**What to work on:**
Your copy of the material must match it exactly, except that pictures are dropped.

(Code that draws figures)

__________________________________________________

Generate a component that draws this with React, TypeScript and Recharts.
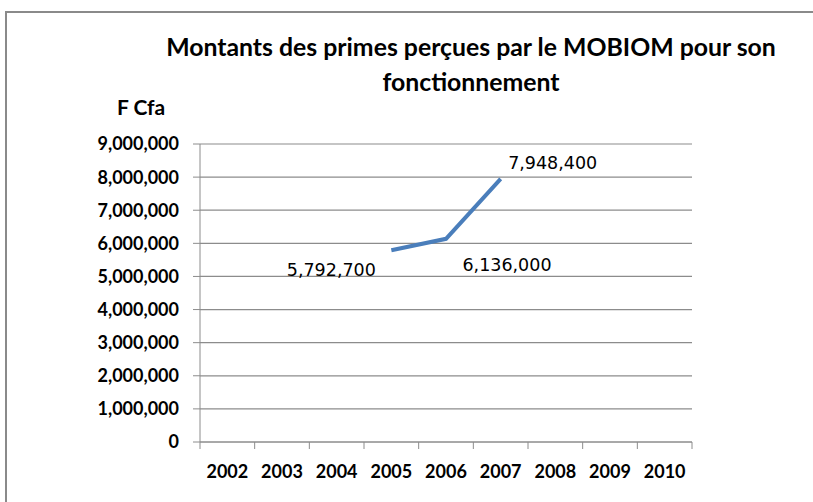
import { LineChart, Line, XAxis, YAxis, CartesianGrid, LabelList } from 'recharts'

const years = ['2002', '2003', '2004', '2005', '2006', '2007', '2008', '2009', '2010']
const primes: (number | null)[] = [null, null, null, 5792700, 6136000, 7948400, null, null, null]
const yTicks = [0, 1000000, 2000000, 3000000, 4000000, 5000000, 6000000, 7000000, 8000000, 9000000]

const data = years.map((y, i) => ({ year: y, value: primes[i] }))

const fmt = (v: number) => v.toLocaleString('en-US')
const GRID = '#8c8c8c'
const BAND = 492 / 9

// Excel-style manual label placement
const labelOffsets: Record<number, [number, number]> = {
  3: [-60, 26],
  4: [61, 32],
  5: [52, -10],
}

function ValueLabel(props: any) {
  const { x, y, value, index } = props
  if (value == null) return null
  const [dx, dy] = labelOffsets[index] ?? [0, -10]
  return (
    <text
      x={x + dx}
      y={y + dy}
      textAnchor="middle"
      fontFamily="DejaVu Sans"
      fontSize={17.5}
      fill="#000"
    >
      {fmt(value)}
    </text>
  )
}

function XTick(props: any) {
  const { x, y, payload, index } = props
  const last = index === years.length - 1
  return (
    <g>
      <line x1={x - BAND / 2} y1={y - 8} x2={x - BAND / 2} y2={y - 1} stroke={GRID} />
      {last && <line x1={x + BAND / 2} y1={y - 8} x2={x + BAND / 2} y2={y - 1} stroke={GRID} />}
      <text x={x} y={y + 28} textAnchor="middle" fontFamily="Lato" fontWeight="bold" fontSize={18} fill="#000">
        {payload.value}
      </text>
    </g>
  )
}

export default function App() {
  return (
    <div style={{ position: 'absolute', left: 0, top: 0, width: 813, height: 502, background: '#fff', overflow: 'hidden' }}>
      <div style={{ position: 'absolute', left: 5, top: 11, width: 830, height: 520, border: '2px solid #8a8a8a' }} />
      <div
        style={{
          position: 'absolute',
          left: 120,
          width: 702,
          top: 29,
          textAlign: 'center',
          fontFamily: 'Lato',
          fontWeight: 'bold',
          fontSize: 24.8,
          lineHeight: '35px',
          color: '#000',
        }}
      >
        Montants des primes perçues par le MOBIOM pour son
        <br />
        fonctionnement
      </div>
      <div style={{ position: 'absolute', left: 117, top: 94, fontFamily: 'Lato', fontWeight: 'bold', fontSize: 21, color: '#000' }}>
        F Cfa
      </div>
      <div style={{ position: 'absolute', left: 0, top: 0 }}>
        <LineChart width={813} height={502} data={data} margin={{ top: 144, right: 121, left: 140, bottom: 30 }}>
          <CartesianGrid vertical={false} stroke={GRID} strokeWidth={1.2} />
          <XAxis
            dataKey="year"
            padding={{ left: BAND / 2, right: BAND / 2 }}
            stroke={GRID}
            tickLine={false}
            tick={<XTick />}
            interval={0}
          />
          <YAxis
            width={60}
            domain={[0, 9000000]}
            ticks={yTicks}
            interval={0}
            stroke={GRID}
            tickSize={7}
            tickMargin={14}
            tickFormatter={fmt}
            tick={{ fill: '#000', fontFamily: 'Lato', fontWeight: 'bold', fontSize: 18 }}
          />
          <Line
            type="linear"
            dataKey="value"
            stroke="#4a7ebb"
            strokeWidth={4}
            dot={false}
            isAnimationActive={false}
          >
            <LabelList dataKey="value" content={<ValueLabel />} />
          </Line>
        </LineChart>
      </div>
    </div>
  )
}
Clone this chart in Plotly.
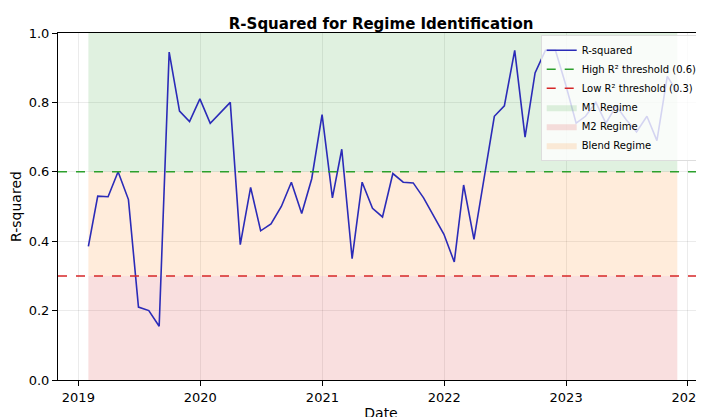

__________________________________________________

**Response:**
Generate a component that draws this with React, TypeScript and Recharts.
import { LineChart, Line, XAxis, YAxis, CartesianGrid, LabelList } from 'recharts'

const years = ['2002', '2003', '2004', '2005', '2006', '2007', '2008', '2009', '2010']
const primes: (number | null)[] = [null, null, null, 5792700, 6136000, 7948400, null, null, null]
const yTicks = [0, 1000000, 2000000, 3000000, 4000000, 5000000, 6000000, 7000000, 8000000, 9000000]

const data = years.map((y, i) => ({ year: y, value: primes[i] }))

const fmt = (v: number) => v.toLocaleString('en-US')
const GRID = '#8c8c8c'
const BAND = 492 / 9

// Excel-style manual label placement
const labelOffsets: Record<number, [number, number]> = {
  3: [-60, 26],
  4: [61, 32],
  5: [52, -10],
}

function ValueLabel(props: any) {
  const { x, y, value, index } = props
  if (value == null) return null
  const [dx, dy] = labelOffsets[index] ?? [0, -10]
  return (
    <text
      x={x + dx}
      y={y + dy}
      textAnchor="middle"
      fontFamily="DejaVu Sans"
      fontSize={17.5}
      fill="#000"
    >
      {fmt(value)}
    </text>
  )
}

function XTick(props: any) {
  const { x, y, payload, index } = props
  const last = index === years.length - 1
  return (
    <g>
      <line x1={x - BAND / 2} y1={y - 8} x2={x - BAND / 2} y2={y - 1} stroke={GRID} />
      {last && <line x1={x + BAND / 2} y1={y - 8} x2={x + BAND / 2} y2={y - 1} stroke={GRID} />}
      <text x={x} y={y + 28} textAnchor="middle" fontFamily="Lato" fontWeight="bold" fontSize={18} fill="#000">
        {payload.value}
      </text>
    </g>
  )
}

export default function App() {
  return (
    <div style={{ position: 'absolute', left: 0, top: 0, width: 813, height: 502, background: '#fff', overflow: 'hidden' }}>
      <div style={{ position: 'absolute', left: 5, top: 11, width: 830, height: 520, border: '2px solid #8a8a8a' }} />
      <div
        style={{
          position: 'absolute',
          left: 120,
          width: 702,
          top: 29,
          textAlign: 'center',
          fontFamily: 'Lato',
          fontWeight: 'bold',
          fontSize: 24.8,
          lineHeight: '35px',
          color: '#000',
        }}
      >
        Montants des primes perçues par le MOBIOM pour son
        <br />
        fonctionnement
      </div>
      <div style={{ position: 'absolute', left: 117, top: 94, fontFamily: 'Lato', fontWeight: 'bold', fontSize: 21, color: '#000' }}>
        F Cfa
      </div>
      <div style={{ position: 'absolute', left: 0, top: 0 }}>
        <LineChart width={813} height={502} data={data} margin={{ top: 144, right: 121, left: 140, bottom: 30 }}>
          <CartesianGrid vertical={false} stroke={GRID} strokeWidth={1.2} />
          <XAxis
            dataKey="year"
            padding={{ left: BAND / 2, right: BAND / 2 }}
            stroke={GRID}
            tickLine={false}
            tick={<XTick />}
            interval={0}
          />
          <YAxis
            width={60}
            domain={[0, 9000000]}
            ticks={yTicks}
            interval={0}
            stroke={GRID}
            tickSize={7}
            tickMargin={14}
            tickFormatter={fmt}
            tick={{ fill: '#000', fontFamily: 'Lato', fontWeight: 'bold', fontSize: 18 }}
          />
          <Line
            type="linear"
            dataKey="value"
            stroke="#4a7ebb"
            strokeWidth={4}
            dot={false}
            isAnimationActive={false}
          >
            <LabelList dataKey="value" content={<ValueLabel />} />
          </Line>
        </LineChart>
      </div>
    </div>
  )
}
Clone this chart in Plotly.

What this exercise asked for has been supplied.